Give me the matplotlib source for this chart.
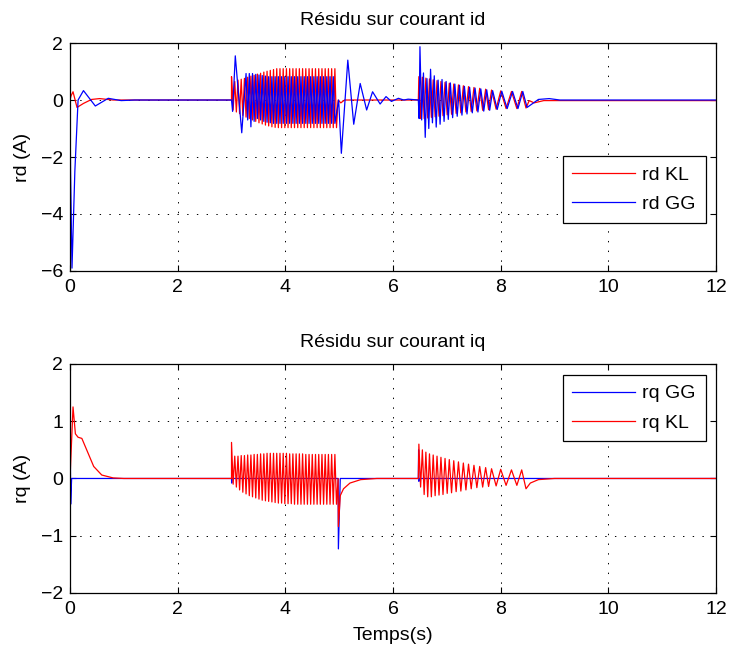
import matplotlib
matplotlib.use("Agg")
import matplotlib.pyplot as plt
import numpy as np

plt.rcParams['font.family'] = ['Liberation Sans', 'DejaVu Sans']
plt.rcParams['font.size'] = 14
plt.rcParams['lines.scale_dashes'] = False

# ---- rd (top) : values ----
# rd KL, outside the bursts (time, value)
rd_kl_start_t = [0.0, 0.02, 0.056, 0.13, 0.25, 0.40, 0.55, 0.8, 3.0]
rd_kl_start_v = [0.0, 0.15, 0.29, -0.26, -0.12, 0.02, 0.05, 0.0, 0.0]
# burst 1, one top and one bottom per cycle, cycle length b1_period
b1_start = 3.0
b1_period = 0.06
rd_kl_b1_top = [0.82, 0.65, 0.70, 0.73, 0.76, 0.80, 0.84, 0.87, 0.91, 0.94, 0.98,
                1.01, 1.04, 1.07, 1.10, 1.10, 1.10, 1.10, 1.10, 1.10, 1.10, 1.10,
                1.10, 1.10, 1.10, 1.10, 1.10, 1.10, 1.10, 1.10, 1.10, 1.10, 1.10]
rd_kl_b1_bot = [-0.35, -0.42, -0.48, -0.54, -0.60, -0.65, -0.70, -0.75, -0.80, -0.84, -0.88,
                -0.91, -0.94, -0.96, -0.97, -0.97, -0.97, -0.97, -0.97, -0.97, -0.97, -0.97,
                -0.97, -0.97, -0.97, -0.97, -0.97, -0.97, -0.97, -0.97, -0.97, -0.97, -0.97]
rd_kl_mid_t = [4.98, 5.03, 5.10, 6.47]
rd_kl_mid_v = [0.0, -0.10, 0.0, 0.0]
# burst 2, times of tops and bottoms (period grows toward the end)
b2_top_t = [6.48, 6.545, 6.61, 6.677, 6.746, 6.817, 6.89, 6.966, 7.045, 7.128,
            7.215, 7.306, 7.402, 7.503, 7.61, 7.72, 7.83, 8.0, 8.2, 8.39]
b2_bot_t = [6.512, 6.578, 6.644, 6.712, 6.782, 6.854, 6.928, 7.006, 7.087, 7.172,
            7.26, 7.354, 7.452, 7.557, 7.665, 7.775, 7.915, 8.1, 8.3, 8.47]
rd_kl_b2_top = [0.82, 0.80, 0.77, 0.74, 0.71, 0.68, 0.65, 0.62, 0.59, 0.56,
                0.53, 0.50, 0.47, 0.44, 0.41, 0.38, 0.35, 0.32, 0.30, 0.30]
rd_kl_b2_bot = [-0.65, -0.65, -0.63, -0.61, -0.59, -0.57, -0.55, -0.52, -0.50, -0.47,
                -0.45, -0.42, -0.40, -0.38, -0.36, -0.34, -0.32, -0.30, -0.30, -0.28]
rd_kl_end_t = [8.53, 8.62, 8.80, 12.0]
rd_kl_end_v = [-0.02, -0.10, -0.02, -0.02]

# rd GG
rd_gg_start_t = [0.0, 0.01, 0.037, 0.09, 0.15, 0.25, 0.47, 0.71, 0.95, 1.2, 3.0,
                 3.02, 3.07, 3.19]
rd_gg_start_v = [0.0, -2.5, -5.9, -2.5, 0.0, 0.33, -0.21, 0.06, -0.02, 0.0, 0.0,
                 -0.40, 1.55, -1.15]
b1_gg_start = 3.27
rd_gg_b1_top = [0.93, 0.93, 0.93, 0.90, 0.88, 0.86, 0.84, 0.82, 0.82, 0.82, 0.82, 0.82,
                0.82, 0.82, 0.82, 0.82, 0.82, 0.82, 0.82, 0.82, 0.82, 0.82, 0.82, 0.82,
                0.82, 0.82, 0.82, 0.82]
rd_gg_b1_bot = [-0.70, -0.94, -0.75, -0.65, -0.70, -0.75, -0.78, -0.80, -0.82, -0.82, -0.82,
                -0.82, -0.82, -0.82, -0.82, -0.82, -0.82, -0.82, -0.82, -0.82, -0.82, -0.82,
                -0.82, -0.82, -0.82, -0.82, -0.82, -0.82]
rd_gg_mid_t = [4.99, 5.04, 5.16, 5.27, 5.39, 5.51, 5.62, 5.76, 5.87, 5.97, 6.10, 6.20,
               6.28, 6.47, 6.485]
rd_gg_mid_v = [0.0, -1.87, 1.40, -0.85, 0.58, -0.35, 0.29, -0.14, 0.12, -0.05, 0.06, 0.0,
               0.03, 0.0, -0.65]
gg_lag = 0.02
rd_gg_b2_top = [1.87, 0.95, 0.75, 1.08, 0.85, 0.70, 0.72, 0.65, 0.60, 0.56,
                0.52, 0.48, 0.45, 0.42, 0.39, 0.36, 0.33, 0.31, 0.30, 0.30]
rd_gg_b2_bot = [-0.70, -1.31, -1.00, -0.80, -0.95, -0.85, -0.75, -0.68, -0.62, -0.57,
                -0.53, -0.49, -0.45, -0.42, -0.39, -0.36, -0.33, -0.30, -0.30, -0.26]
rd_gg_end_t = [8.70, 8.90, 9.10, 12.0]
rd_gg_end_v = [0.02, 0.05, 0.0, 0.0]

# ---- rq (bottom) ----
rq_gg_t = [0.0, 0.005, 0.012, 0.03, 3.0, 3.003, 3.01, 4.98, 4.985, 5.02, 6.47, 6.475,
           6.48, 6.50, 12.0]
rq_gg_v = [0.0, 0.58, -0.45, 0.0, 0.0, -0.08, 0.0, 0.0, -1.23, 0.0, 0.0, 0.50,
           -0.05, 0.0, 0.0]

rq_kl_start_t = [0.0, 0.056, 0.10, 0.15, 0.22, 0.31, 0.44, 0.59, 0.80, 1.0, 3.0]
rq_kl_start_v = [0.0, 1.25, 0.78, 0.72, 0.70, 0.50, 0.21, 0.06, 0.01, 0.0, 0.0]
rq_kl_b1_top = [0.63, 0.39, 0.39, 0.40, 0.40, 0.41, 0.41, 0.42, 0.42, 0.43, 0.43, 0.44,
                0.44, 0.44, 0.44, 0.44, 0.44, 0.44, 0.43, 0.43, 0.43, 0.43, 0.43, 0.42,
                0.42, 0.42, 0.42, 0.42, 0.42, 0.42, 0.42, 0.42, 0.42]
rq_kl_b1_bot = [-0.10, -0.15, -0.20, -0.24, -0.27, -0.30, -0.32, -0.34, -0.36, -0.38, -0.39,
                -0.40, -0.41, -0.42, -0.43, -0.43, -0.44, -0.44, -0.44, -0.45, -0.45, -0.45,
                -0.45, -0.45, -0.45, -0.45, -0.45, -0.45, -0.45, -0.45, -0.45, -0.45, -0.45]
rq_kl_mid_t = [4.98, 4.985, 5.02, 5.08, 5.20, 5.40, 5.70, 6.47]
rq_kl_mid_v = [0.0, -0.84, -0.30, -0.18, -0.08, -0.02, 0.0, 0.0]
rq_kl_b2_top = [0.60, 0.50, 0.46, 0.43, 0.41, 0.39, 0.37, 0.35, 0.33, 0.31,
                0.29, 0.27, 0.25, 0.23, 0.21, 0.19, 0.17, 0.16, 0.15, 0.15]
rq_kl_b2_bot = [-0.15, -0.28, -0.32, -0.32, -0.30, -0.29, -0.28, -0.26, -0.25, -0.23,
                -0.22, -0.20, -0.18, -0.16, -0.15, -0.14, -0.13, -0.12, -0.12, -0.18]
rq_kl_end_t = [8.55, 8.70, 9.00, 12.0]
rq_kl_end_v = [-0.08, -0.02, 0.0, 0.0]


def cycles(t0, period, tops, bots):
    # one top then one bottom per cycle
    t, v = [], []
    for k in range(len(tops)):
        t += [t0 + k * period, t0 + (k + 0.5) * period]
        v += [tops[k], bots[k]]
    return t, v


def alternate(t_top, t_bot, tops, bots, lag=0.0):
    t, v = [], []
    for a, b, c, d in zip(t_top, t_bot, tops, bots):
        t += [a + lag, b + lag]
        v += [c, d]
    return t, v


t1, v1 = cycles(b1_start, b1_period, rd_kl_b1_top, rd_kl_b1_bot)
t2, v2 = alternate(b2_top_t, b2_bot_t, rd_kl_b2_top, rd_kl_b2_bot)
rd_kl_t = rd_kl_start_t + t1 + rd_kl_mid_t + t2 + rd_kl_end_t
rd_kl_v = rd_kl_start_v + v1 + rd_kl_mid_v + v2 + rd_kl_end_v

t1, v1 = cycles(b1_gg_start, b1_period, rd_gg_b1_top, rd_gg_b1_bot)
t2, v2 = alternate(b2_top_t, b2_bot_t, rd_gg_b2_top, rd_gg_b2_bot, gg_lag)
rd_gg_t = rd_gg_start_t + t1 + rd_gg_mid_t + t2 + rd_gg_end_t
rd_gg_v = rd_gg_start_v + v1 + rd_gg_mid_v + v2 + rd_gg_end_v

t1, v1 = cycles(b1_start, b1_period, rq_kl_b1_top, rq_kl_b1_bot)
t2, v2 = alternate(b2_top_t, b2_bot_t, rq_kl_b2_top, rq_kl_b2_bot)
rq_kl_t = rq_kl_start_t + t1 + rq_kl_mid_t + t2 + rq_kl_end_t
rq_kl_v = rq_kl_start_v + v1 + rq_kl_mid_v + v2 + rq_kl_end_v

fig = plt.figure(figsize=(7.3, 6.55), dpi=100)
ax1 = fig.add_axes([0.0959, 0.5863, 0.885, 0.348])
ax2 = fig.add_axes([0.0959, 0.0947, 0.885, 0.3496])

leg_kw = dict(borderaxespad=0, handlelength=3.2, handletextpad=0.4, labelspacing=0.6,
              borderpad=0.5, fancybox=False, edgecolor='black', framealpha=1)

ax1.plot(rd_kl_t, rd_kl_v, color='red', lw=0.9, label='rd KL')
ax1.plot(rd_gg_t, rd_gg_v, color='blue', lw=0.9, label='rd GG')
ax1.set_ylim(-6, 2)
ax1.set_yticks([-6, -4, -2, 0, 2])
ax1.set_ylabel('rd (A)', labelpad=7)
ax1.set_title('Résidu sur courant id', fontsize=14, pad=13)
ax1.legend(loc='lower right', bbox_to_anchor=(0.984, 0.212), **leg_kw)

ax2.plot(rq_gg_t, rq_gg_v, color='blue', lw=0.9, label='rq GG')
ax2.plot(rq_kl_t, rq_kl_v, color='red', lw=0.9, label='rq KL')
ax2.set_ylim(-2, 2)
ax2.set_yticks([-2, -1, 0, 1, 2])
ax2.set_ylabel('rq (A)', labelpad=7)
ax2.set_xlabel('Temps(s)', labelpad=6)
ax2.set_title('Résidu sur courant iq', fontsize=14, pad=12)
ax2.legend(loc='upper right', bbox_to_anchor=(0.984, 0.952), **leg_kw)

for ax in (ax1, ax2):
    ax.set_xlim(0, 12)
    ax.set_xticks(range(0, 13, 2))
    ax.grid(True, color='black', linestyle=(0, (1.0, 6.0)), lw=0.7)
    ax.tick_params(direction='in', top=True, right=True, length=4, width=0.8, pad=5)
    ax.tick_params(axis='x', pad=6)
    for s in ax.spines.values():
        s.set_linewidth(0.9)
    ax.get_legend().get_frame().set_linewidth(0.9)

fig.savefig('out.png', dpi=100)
-------------------------
[Task to complete]
Count how many lines of the listing above include "matplotlib" and report that number alone.

[Task output]
4